As industry engineers and designers contemplate the transition to more vehicle autonomy, they're looking especially hard at what happens in Level 3 automation, as defined by the U.S. Department of Transportation.
In the Level 3 scenario, the driver's hands could be completely off the steering wheel for extended periods. But drivers have the option of resuming control.
What happens to the steering wheel when it's not needed for driving? How does it return when the driver opts to retake control? And how fast should the entire transition happen? It's a complex issue, fraught with engineering and design challenges.
"Bringing the driver back in the loop in a safe way and acceptable time is a difficult task to solve and surely not only a steering wheel issue," said Manuel Poyant, senior manager, core engineering, steering wheel systems for ZF TRW.

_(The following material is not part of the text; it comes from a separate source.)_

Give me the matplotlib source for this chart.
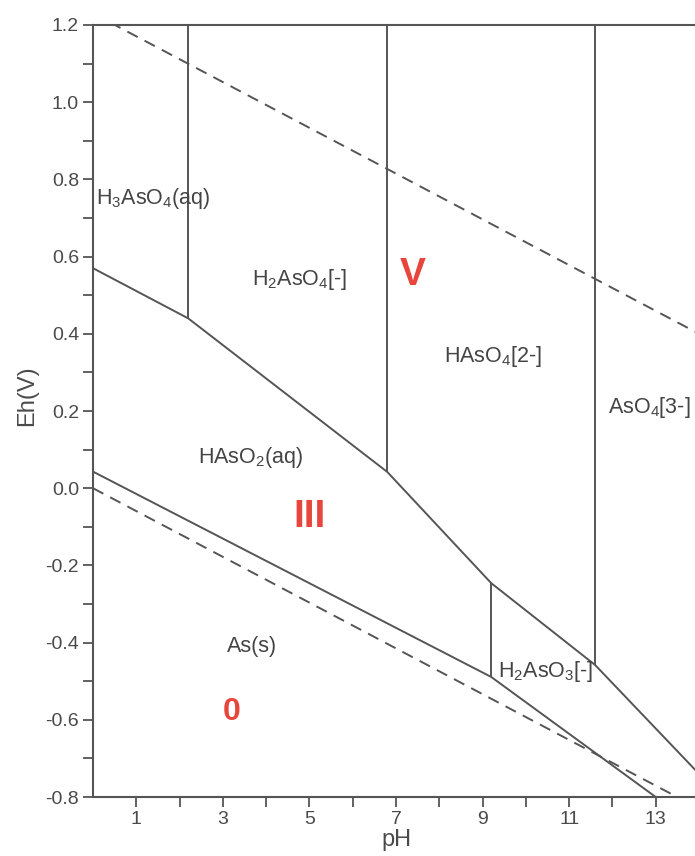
import matplotlib.pyplot as plt

plt.rcParams['font.family'] = ['Liberation Sans', 'DejaVu Sans']
plt.rcParams['mathtext.fontset'] = 'custom'
plt.rcParams['mathtext.rm'] = 'Liberation Sans'
plt.rcParams['mathtext.default'] = 'rm'

# water stability limits (dashed)
water_ph = [0, 14]
o2_eh = [1.23, 0.40]
h2_eh = [0.0, -0.83]

# As(V) / As(III) boundary
upper_ph = [0, 2.2, 6.8, 9.2, 11.6, 14]
upper_eh = [0.57, 0.44, 0.042, -0.246, -0.458, -0.74]

# As(III) / As(s) boundary
lower_ph = [0, 9.2, 13.0]
lower_eh = [0.043, -0.489, -0.80]

# vertical boundaries (pH, Eh bottom, Eh top)
vert_ph = [2.2, 6.8, 9.2, 11.6]
vert_bot = [0.44, 0.042, -0.489, -0.458]
vert_top = [1.2, 1.2, -0.246, 1.2]

# species labels
species = [r'H$_3$AsO$_4$(aq)', r'H$_2$AsO$_4$[-]', r'HAsO$_4$[2-]', r'AsO$_4$[3-]',
           r'HAsO$_2$(aq)', 'As(s)', r'H$_2$AsO$_3$[-]']
species_x = [0.08, 4.78, 9.24, 11.9, 3.65, 3.68, 10.45]
species_y = [0.75, 0.54, 0.34, 0.21, 0.08, -0.41, -0.475]
species_ha = ['left', 'center', 'center', 'left', 'center', 'center', 'center']

# oxidation states
ox_labels = ['V', 'III', '0']
ox_x = [7.39, 5.01, 3.2]
ox_y = [0.552, -0.075, -0.58]
ox_size = [28, 28, 23]

line_col = '#555555'

fig = plt.figure(figsize=(6.95, 8.56), dpi=100)
ax = fig.add_axes([0.1338, 0.0689, 0.872, 0.9019])

ax.plot(water_ph, o2_eh, color=line_col, lw=1.4, ls=(0, (6, 4)))
ax.plot(water_ph, h2_eh, color=line_col, lw=1.4, ls=(0, (6, 4)))
ax.plot(upper_ph, upper_eh, color=line_col, lw=1.4)
ax.plot(lower_ph, lower_eh, color=line_col, lw=1.4)
ax.vlines(vert_ph, vert_bot, vert_top, color=line_col, lw=1.4)

for s, x, y, ha in zip(species, species_x, species_y, species_ha):
    ax.text(x, y, s, ha=ha, va='center', fontsize=15.5, color='#444444')

for s, x, y, fs in zip(ox_labels, ox_x, ox_y, ox_size):
    ax.text(x, y, s, ha='center', va='center', fontsize=fs, fontweight='bold', color='#e8463c')

ax.set_xlim(0, 14)
ax.set_ylim(-0.8, 1.2)
ax.set_xticks([1, 3, 5, 7, 9, 11, 13])
ax.set_xticks([2, 4, 6, 8, 10, 12], minor=True)
ax.set_yticks([-0.8, -0.6, -0.4, -0.2, 0.0, 0.2, 0.4, 0.6, 0.8, 1.0, 1.2])
ax.set_yticklabels(['-0.8', '-0.6', '-0.4', '-0.2', '0.0', '0.2', '0.4', '0.6', '0.8', '1.0', '1.2'])
ax.set_yticks([-0.7, -0.5, -0.3, -0.1, 0.1, 0.3, 0.5, 0.7, 0.9, 1.1], minor=True)
ax.tick_params(which='both', direction='out', length=7, width=1.3, color=line_col,
               labelsize=14, labelcolor='#4a4a4a', pad=3)

for sp in ax.spines.values():
    sp.set_color(line_col)
    sp.set_linewidth(1.5)

ax.set_xlabel('pH', fontsize=17, color='#4a4a4a', labelpad=1)
ax.set_ylabel('Eh(V)', fontsize=17, color='#4a4a4a')
ax.yaxis.set_label_coords(-0.09, 0.52)

plt.savefig('out.png', dpi=100)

"Challenges are diverse, not only technical but also ergonomic. Thinking of a situation where the driver's seat would be in a pushed back and in a semireclined position, would make it very difficult for the driver to be able to take control of the car in a short time."
That "will force OEMs and Tier 1s to rethink active- and passive-safety concepts," for example, positioning of the seat belt and the driver, says Poyant.
At the Consumer Electronics Show in Las Vegas in January, Rinspeed showed its Etos concept, equipped with a ZF TRW retractable steering wheel that is designed to enable the driver to move efficiently in and out of autonomous mode.